Now, gentlemen, I am sorry to find that that which
I call the pharisaical assertion of our own superiority
has found its way alike into the practice and seemingly
into the theories of the Government. I am not
going to assert anything which is not known, but the
Prime Minister has said that there is one day in the
year—namely, the 9th of November, Lord Mayor’s
Day—on which the language of sense and
truth is to be heard amidst the surrounding din of
idle rumours generated and fledged in the brains of
irresponsible scribes. I do not agree, gentlemen,
in that panegyric upon the 9th of November. I
am much more apt to compare the 9th of November—certainly
a well-known day in the year—but as to some
of the speeches that have lately been made upon it,
I am very much disposed to compare it with another
day in the year, well known to British tradition; and
that other day in the year is the 1st of April.

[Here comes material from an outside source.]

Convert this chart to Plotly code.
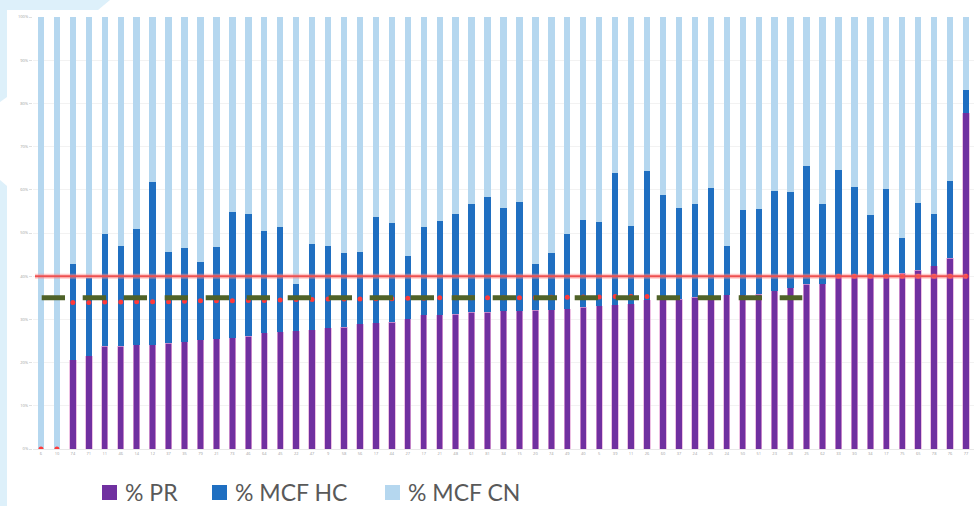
import plotly.graph_objects as go

# ---------------- data ----------------
categories = ["6", "10", "74", "71", "11", "46", "14", "12", "37", "35",
              "79", "21", "73", "46", "64", "45", "22", "47", "9", "58",
              "56", "17", "44", "27", "17", "21", "48", "61", "81", "34",
              "15", "20", "74", "49", "40", "5", "39", "11", "26", "60",
              "37", "24", "25", "24", "50", "51", "23", "28", "25", "62",
              "33", "30", "34", "17", "75", "65", "78", "76", "77"]

pr = [0, 0, 20.7, 21.6, 23.8, 23.8, 24.1, 24.1, 24.5, 24.8,
      25.3, 25.5, 25.7, 26.1, 26.9, 27.2, 27.4, 27.6, 28.1, 28.2,
      29.0, 29.2, 29.3, 30.2, 31.1, 31.1, 31.2, 31.6, 31.6, 32.0,
      32.0, 32.1, 32.2, 32.5, 32.8, 33.2, 33.4, 33.6, 34.6, 34.6,
      34.7, 35.1, 35.1, 35.7, 35.7, 35.8, 36.6, 37.3, 38.1, 38.2,
      40.0, 40.0, 40.1, 40.2, 40.7, 41.4, 42.4, 44.2, 77.8]

mcf_hc = [0, 0, 22.1, 18.0, 26.0, 23.3, 26.9, 37.8, 21.2, 21.8,
          18.1, 21.3, 29.2, 28.3, 23.5, 24.3, 10.8, 19.9, 18.9, 17.2,
          16.5, 24.4, 23.1, 14.5, 20.4, 21.7, 23.2, 25.0, 26.8, 23.9,
          25.2, 10.8, 13.2, 17.2, 20.3, 19.3, 30.6, 18.0, 29.8, 24.2,
          21.1, 21.7, 25.4, 11.3, 19.7, 19.7, 23.1, 22.3, 27.5, 18.4,
          24.7, 20.6, 14.1, 20.1, 8.1, 15.5, 12.1, 17.9, 5.4]

mcf_cn = [100, 100, 57.2, 60.4, 50.2, 52.9, 49.0, 38.1, 54.3, 53.4,
          56.6, 53.2, 45.1, 45.6, 49.6, 48.5, 61.8, 52.5, 53.0, 54.6,
          54.5, 46.4, 47.6, 55.3, 48.5, 47.2, 45.6, 43.4, 41.6, 44.1,
          42.8, 57.1, 54.6, 50.3, 46.9, 47.5, 36.0, 48.4, 35.6, 41.2,
          44.2, 43.2, 39.5, 53.0, 44.6, 44.5, 40.3, 40.4, 34.4, 43.4,
          35.3, 39.4, 45.8, 39.7, 51.2, 43.1, 45.5, 37.9, 16.8]

red_points = [0, 0, 33.9, 33.9, 34.0, 34.0, 34.1, 34.1, 34.1, 34.2,
              34.3, 34.3, 34.3, 34.4, 34.4, 34.5, 34.6, 34.6, 34.7, 34.7,
              34.7, 34.8, 34.8, 34.9, 34.9, 35.0, 35.0, 35.0, 35.0, 35.0,
              35.0, 35.0, 35.1, 35.1, 35.2, 35.2, 35.3, 35.3, 35.3, None,
              None, None, None, None, None, None, None, None, None, None,
              40.0, 40.0, 40.0, 40.0, 40.0, 40.0, 40.0, 40.0, 40.0]

target_red = 40       # solid red reference line
target_green = 35     # dashed green reference line
y_ticks = [0, 10, 20, 30, 40, 50, 60, 70, 80, 90, 100]
y_tick_labels = ["0%", "10%", "20%", "30%", "40%", "50%", "60%", "70%",
                 "80%", "90%", "100%"]
legend_names = ["% PR", "% MCF HC", "% MCF CN"]

# ---------------- styling ----------------
W, H = 975, 506
L, R, T, B = 33, 1, 17, 57
PW, PH = W - L - R, H - T - B

def px(x):
    return (x - L) / PW

def py(y):
    return (H - B - y) / PH

C_PR, C_HC, C_CN = "#7030A0", "#1F6FC1", "#B5D7EF"
DECOR = "#DDF0FA"

xs = list(range(len(categories)))

fig = go.Figure()
fig.add_bar(x=xs, y=pr, name=legend_names[0], marker_color=C_PR,
            marker_line=dict(color="#E6A8D8", width=0.7))
fig.add_bar(x=xs, y=mcf_hc, name=legend_names[1], marker_color=C_HC,
            marker_line=dict(width=0))
fig.add_bar(x=xs, y=mcf_cn, name=legend_names[2], marker_color=C_CN,
            marker_line=dict(width=0))
fig.add_scatter(x=xs, y=red_points, mode="markers",
                marker=dict(color="#FF3A3A", size=5), showlegend=False)

shapes = []
# decorative light-blue background pieces on the left
shapes.append(dict(type="path", xref="paper", yref="paper", layer="below",
                   path=f"M {px(0)},{py(0)} L {px(110)},{py(0)} L {px(98)},{py(10)} "
                        f"L {px(7)},{py(10)} L {px(7)},{py(97)} L {px(0)},{py(102)} Z",
                   fillcolor=DECOR, line=dict(width=0)))
shapes.append(dict(type="path", xref="paper", yref="paper", layer="below",
                   path=f"M {px(0)},{py(180)} L {px(7)},{py(186)} L {px(7)},{py(506)} "
                        f"L {px(0)},{py(506)} Z",
                   fillcolor=DECOR, line=dict(width=0)))
# red solid reference line
shapes.append(dict(type="line", xref="paper", yref="y",
                   x0=px(35), x1=px(967), y0=target_red, y1=target_red,
                   line=dict(color="rgba(255,140,140,0.45)", width=5)))
shapes.append(dict(type="line", xref="paper", yref="y",
                   x0=px(35), x1=px(967), y0=target_red, y1=target_red,
                   line=dict(color="#EE5050", width=2)))
# green dashed reference line
shapes.append(dict(type="line", xref="paper", yref="y",
                   x0=px(41.7), x1=px(802.3), y0=target_green, y1=target_green,
                   line=dict(color="#4F6228", width=5, dash="23.3px,17.7px")))

# manual legend
annotations = []
leg_sq = [102, 212, 385]
leg_colors = [C_PR, C_HC, C_CN]
for xq, col, name in zip(leg_sq, leg_colors, legend_names):
    shapes.append(dict(type="rect", xref="paper", yref="paper",
                       x0=px(xq), x1=px(xq + 15), y0=py(485), y1=py(500),
                       fillcolor=col, line=dict(width=0)))
    annotations.append(dict(xref="paper", yref="paper", x=px(xq + 21), y=py(492),
                            text=name, showarrow=False, xanchor="left",
                            yanchor="middle",
                            font=dict(family="Lato", size=23, color="#595959")))

fig.update_layout(
    width=W, height=H,
    margin=dict(l=L, r=R, t=T, b=B, pad=0, autoexpand=False),
    barmode="stack", bargap=0.6,
    paper_bgcolor="white", plot_bgcolor="white",
    showlegend=False,
    shapes=shapes, annotations=annotations,
    xaxis=dict(range=[-0.5, len(categories) - 0.5], tickmode="array",
               tickvals=xs, ticktext=categories, showgrid=False,
               zeroline=False, showline=True, linecolor="#E8E8E8",
               automargin=False,
               tickfont=dict(family="Open Sans", size=4, color="#A0A0A0"),
               ticks="", tickangle=0),
    yaxis=dict(range=[0, 100], tickmode="array", tickvals=y_ticks,
               ticktext=y_tick_labels, showgrid=True, gridcolor="#F2F2F2",
               gridwidth=1, zeroline=False, showline=False, automargin=False,
               tickfont=dict(family="Open Sans", size=4, color="#A0A0A0"),
               ticks="outside", ticklen=3, tickcolor="#E0E0E0"),
)

fig.write_html("out.html", config={"responsive": False, "displayModeBar": False},
               post_script="document.body.style.margin='0';"
                           "document.body.style.overflow='hidden';")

But, gentlemen, on that day the Prime Minister, speaking
out,—I do not question for a moment his
own sincere opinion,—made what I think one
of the most unhappy and ominous allusions ever made
by a Minister of this country. He quoted certain
words, easily rendered as ’Empire and Liberty’—words
(he said) of a Roman statesman, words descriptive
of the State of Rome—and he quoted them
as words which were capable of legitimate application
to the position and circumstance of England. I
join issue with the Prime Minister upon that subject,
and I affirm that nothing can be more fundamentally
unsound, more practically ruinous, than the establishment
of Roman analogies for the guidance of British policy.
What, gentlemen, was Rome? Rome was indeed an
Imperial State, you may tell me—I know
not, I cannot read the counsels of Providence—a
State having a mission to subdue the world; but a
State whose very basis it was to deny the equal rights,
to proscribe the independent existence, of other nations.
That, gentlemen, was the Roman idea. It has been
partially and not ill described in three lines of a
translation from Virgil by our great poet Dryden,
which run as follows:
O Rome! ’tis thine alone with awful
sway
To rule mankind, and make the world obey,
Disposing peace and war thine own majestic
way.
We are told to fall back upon this example. No doubt the word ‘Empire’ was qualified with the word ‘Liberty’. But what did the two words ‘Liberty’ and ‘Empire’ mean in a Roman mouth? They meant simply this—’Liberty for ourselves, Empire over the rest of mankind’.